I think the "I Love Lucy" chocolate factory scene is perhaps a good analogy:
The chocolates start to come in too fast, and they can't keep up, but because they aren't telling the kitchen to slow down, they keep piling up until it collapses into a mess.
Except with networks, many of the senders keep sending packets until the receiver says that they've missed one (or three, or whatever it is), and then the sender slows down again. But if you're hoarding packets, that signal to slow down is delayed. And then that creates bufferbloat.
I also like to think of buffers as time.
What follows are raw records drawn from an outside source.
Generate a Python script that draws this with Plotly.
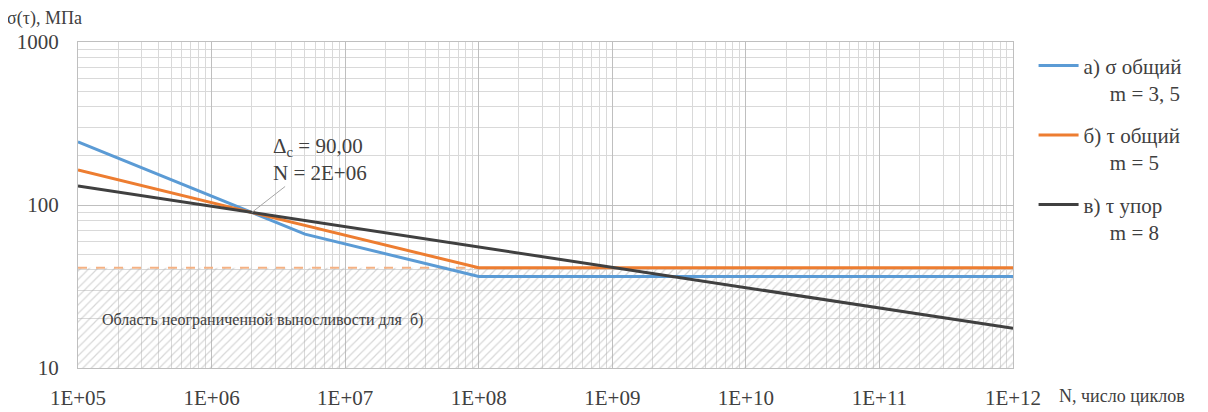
import math
import plotly.graph_objects as go

# ---- data ----
n_a = [1e5, 2e6, 5e6, 1e8, 1e12]
s_a = [244, 90, 66.3, 36.4, 36.4]
n_b = [1e5, 2e6, 1e8, 1e12]
s_b = [163.8, 90, 41.2, 41.2]
n_c = [1e5, 2e6, 1e12]
s_c = [130.9, 90, 17.5]
cafl_n = [1e5, 1e8]
cafl_s = [41.2, 41.2]
zone_n = [1e5, 1e12, 1e12, 1e5, 1e5]
zone_s = [10, 10, 41.2, 41.2, 10]
names = ["а) σ общий<br>\u00a0\u00a0\u00a0\u00a0\u00a0m = 3, 5",
         "б) τ общий<br>\u00a0\u00a0\u00a0\u00a0\u00a0m = 5",
         "в) τ упор<br>\u00a0\u00a0\u00a0\u00a0\u00a0m = 8"]
xtick_vals = [1e5, 1e6, 1e7, 1e8, 1e9, 1e10, 1e11, 1e12]
xtick_text = ["1E+05", "1E+06", "1E+07", "1E+08", "1E+09", "1E+10", "1E+11", "1E+12"]
ytick_vals = [10, 100, 1000]
ytick_text = ["10", "100", "1000"]
delta_c = 90
n_c_ref = 2e6

FONT = "Liberation Serif, Times New Roman, serif"
TXT = "#404040"
fig = go.Figure()

fig.add_trace(go.Scatter(x=zone_n, y=zone_s, mode="lines", fill="toself",
                         line=dict(width=0), fillcolor="rgba(0,0,0,0)",
                         fillpattern=dict(shape="/", fgcolor="#b0b0b0", bgcolor="rgba(0,0,0,0)",
                                          size=6, solidity=0.2),
                         showlegend=False, hoverinfo="skip"))
fig.add_trace(go.Scatter(x=cafl_n, y=cafl_s, mode="lines",
                         line=dict(color="#F4B183", width=2, dash="dash"),
                         showlegend=False))
fig.add_trace(go.Scatter(x=n_a, y=s_a, mode="lines", name=names[0], legendgroup="a",
                         line=dict(color="#5B9BD5", width=3)))
fig.add_trace(go.Scatter(x=n_b, y=s_b, mode="lines", name=names[1], legendgroup="b",
                         line=dict(color="#ED7D31", width=3)))
fig.add_trace(go.Scatter(x=n_c, y=s_c, mode="lines", name=names[2], legendgroup="c",
                         line=dict(color="#404040", width=3)))

grid = "#d9d9d9"
fig.update_xaxes(type="log", range=[5, 12], tickvals=xtick_vals, ticktext=xtick_text,
                 showgrid=True, gridcolor="#bfbfbf", gridwidth=1, automargin=False,
                 minor=dict(dtick="D1", showgrid=True, gridcolor=grid, gridwidth=1),
                 showline=True, linecolor="#bfbfbf", mirror=True, zeroline=False,
                 ticks="", tickfont=dict(family=FONT, size=21, color=TXT), ticklabelstandoff=11)
fig.update_yaxes(type="log", range=[1, 3], tickvals=ytick_vals, ticktext=ytick_text,
                 showgrid=True, gridcolor="#bfbfbf", gridwidth=1, automargin=False,
                 minor=dict(dtick="D1", showgrid=True, gridcolor=grid, gridwidth=1),
                 showline=True, linecolor="#bfbfbf", mirror=True, zeroline=False,
                 ticks="", tickfont=dict(family=FONT, size=21, color=TXT), ticklabelstandoff=14)

fig.add_annotation(x=math.log10(n_c_ref), y=math.log10(delta_c), xref="x", yref="y",
                   text=f"Δ<sub>c</sub> = {delta_c:.2f}".replace(".", ",") + "<br>N = 2E+06",
                   showarrow=True, arrowhead=0, arrowwidth=1, arrowcolor="#a6a6a6",
                   ax=68, ay=-53, align="left",
                   font=dict(family=FONT, size=21, color=TXT))
fig.add_annotation(x=0.024, y=math.log10(19.8), xref="paper", yref="y", xanchor="left",
                   text="Область неограниченной выносливости для  б)", showarrow=False,
                   font=dict(family=FONT, size=16, color=TXT))
fig.add_annotation(x=-0.078, y=1.0, xref="paper", yref="paper", xanchor="left", yanchor="bottom",
                   yshift=11, text="σ(τ), МПа", showarrow=False,
                   font=dict(family=FONT, size=18, color=TXT))
fig.add_annotation(x=1.047, y=0, xref="paper", yref="paper", xanchor="left", yanchor="top",
                   yshift=-16, text="N, число циклов", showarrow=False,
                   font=dict(family=FONT, size=18, color=TXT))

fig.update_layout(width=1208, height=412, margin=dict(l=70, r=203, t=34, b=52),
                  plot_bgcolor="white", paper_bgcolor="white",
                  font=dict(family=FONT, color=TXT),
                  legend=dict(x=1.022, y=0.99, xanchor="left", yanchor="top",
                              font=dict(family=FONT, size=21, color=TXT),
                              traceorder="grouped", tracegroupgap=12,
                              itemwidth=40, valign="top",
                              bgcolor="rgba(0,0,0,0)"))
fig.write_html("out.html")
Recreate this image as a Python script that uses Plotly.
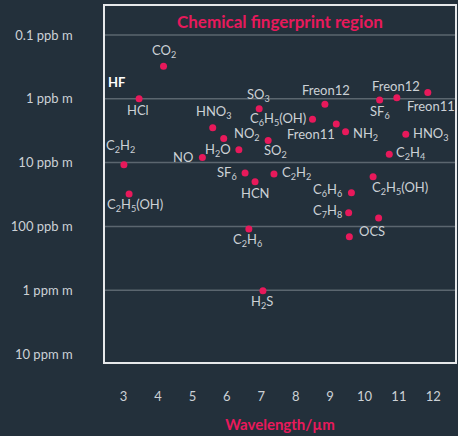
import numpy as np
import plotly.graph_objects as go

# ---------------- data ----------------
gases = ["CO<sub>2</sub>", "HCl", "C<sub>2</sub>H<sub>2</sub>", "C<sub>2</sub>H<sub>5</sub>(OH)",
         "HNO<sub>3</sub>", "NO<sub>2</sub>", "NO", "H<sub>2</sub>O", "SO<sub>3</sub>", "SO<sub>2</sub>",
         "C<sub>6</sub>H<sub>5</sub>(OH)", "Freon12", "Freon11", "NH<sub>2</sub>", "SF<sub>6</sub>",
         "Freon12", "Freon11", "HNO<sub>3</sub>", "C<sub>2</sub>H<sub>4</sub>", "SF<sub>6</sub>", "HCN",
         "C<sub>2</sub>H<sub>2</sub>", "C<sub>6</sub>H<sub>6</sub>", "C<sub>2</sub>H<sub>5</sub>(OH)",
         "C<sub>7</sub>H<sub>8</sub>", "", "OCS", "C<sub>2</sub>H<sub>6</sub>", "H<sub>2</sub>S"]
wavelength_um = [4.16, 3.45, 3.01, 3.16, 5.59, 5.91, 5.29, 6.35, 6.94, 7.20,
                 8.49, 8.85, 9.18, 9.45, 10.44, 10.94, 11.84, 11.20, 10.72, 6.53, 6.82,
                 7.37, 9.62, 10.25, 9.54, 10.41, 9.56, 6.64, 7.05]
detection_ppb_m = [0.31, 1.0, 10.8, 31.0, 2.84, 4.2, 8.3, 6.3, 1.43, 4.5,
                   2.1, 1.22, 2.48, 3.27, 1.04, 0.96, 0.80, 3.6, 7.4, 14.5, 19.9,
                   15.1, 29.6, 16.6, 61.0, 74.0, 145.0, 110.0, 1023.0]
extra_label = "HF"
extra_wavelength_um = 2.80
extra_ppb_m = 0.55

y_tick_vals = [0.1, 1, 10, 100, 1000, 10000]
y_tick_text = ["0.1 ppb m", "1 ppb m", "10 ppb m", "100 ppb m", "1 ppm m", "10 ppm m"]
x_tick_vals = [3, 4, 5, 6, 7, 8, 9, 10, 11, 12]
title_text = "Chemical fingerprint region"
x_title = "Wavelength/µm"

# ---------------- styles ----------------
BG = "#23303b"
PINK = "#e8195b"
TXT = "#ccd1d6"
GRID = "#5b666f"
FONT = "Lato, Open Sans, sans-serif"
LSIZE = 13

# label placement: (xanchor, xshift, dy) dy in px downward
label_pos = [("center", 0, -15), ("center", -1, 11), ("center", -3, -19), ("center", 6, 11),
             ("center", 1, -16), ("left", 8, -5), ("right", -7, 0), ("right", -6, 0),
             ("center", -1, -14), ("center", 7, 11),
             ("right", -5, 0), ("center", 1, -14), ("right", 1, 10), ("left", 5, 2),
             ("center", 0, 12),
             ("center", -1, -12), ("center", 3, 13), ("left", 5, 0), ("left", 5, -1),
             ("right", -6, 0), ("center", 0, 11),
             ("left", 6, -1), ("right", -7, -3), ("left", -3, 11),
             ("right", -5, -2), ("center", 0, 0), ("left", 8, -6), ("center", -1, 11),
             ("center", -1, 11)]

fig = go.Figure()
fig.add_trace(go.Scatter(
    x=wavelength_um, y=detection_ppb_m, mode="markers",
    marker=dict(color=PINK, size=7, line=dict(width=0)),
    hoverinfo="skip", showlegend=False,
))

for name, wl, c, (xa, xs, dy) in zip(gases, wavelength_um, detection_ppb_m, label_pos):
    if not name:
        continue
    fig.add_annotation(
        x=wl, y=np.log10(c), text=name, showarrow=False,
        xanchor=xa, yanchor="middle", xshift=xs, yshift=-dy,
        font=dict(family=FONT, size=LSIZE, color=TXT),
    )

fig.add_annotation(
    x=extra_wavelength_um, y=np.log10(extra_ppb_m), text="<b>" + extra_label + "</b>",
    showarrow=False, xanchor="center", yanchor="middle",
    font=dict(family=FONT, size=13, color="#ffffff"),
)

# gridlines for all but the bottom boundary tick
for v in y_tick_vals[:-1]:
    fig.add_shape(type="line", xref="x domain", x0=0, x1=1, yref="y", y0=v, y1=v,
                  line=dict(color=GRID, width=1.5), layer="below")

fig.add_annotation(
    xref="paper", yref="paper", x=0.5, y=1, yanchor="top", yshift=-3,
    text="<b>" + title_text + "</b>", showarrow=False,
    font=dict(family=FONT, size=17, color=PINK),
)

fig.update_layout(
    width=458, height=436,
    paper_bgcolor=BG, plot_bgcolor=BG,
    margin=dict(l=105, r=1, t=6, b=74),
    font=dict(family=FONT, size=LSIZE, color=TXT),
    xaxis=dict(
        range=[2.46, 12.63], tickvals=x_tick_vals, showgrid=False, zeroline=False,
        showline=True, mirror=True, linecolor="#e6e8ea", linewidth=1.5,
        ticks="", ticklabelstandoff=22,
        tickfont=dict(family=FONT, size=LSIZE, color=TXT),
        title=dict(text="<b>" + x_title + "</b>", font=dict(family=FONT, size=15, color=PINK), standoff=16),
    ),
    yaxis=dict(
        type="log", range=[4.125, -1.4545], tickvals=y_tick_vals, ticktext=y_tick_text,
        showgrid=False, zeroline=False,
        showline=True, mirror=True, linecolor="#e6e8ea", linewidth=1.5,
        ticks="", ticklabelstandoff=28,
        tickfont=dict(family=FONT, size=LSIZE, color=TXT),
    ),
)

fig.write_html("out.html", config={"displayModeBar": False},
               post_script="document.body.style.margin='0';document.body.style.background='" + BG + "';")
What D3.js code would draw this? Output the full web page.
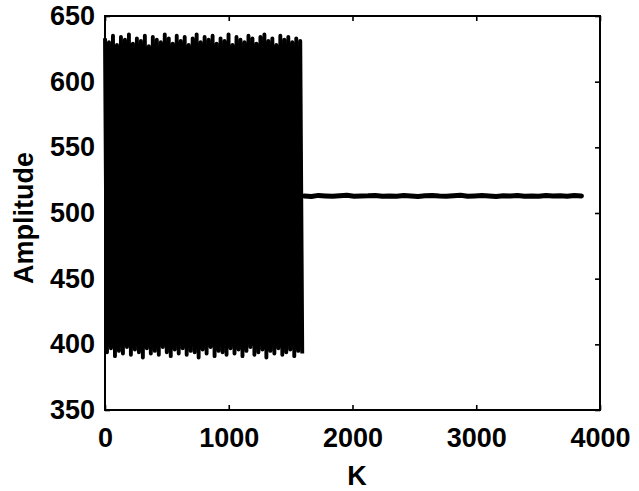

The buffer in front of a link is basically a bucket of time the size of the buffer divided by the speed of the link. 1MB of buffer, in front of a 10Mbps link, is 800ms: (1,000,000 MB) * (8 bits/byte) / 10,000,000 bits /sec => 0.8 seconds.
And so the sender is going to keep sending faster and faster until they go over 10Mbps, and start to fill that buffer, and then when they do fill it, they have to resend the missing packets, AND cut their sending rate.
If the buffer is large enough (and therefore the delay long enough), the sender "overshoots" by so far that they have to just sit and deal with all the "hey, I missed packets after X" messages from the receiver, until everything's caught up, and they they can start going faster again (we call this congestion collapse, because the sender can't send anything new at all, and once they've sorted out the state of things with the receiver, they can start again (slowly)).
Congestion collapse is the candy factory from the above clip: That mess that needs to be cleaned up before things can start over again (slowly).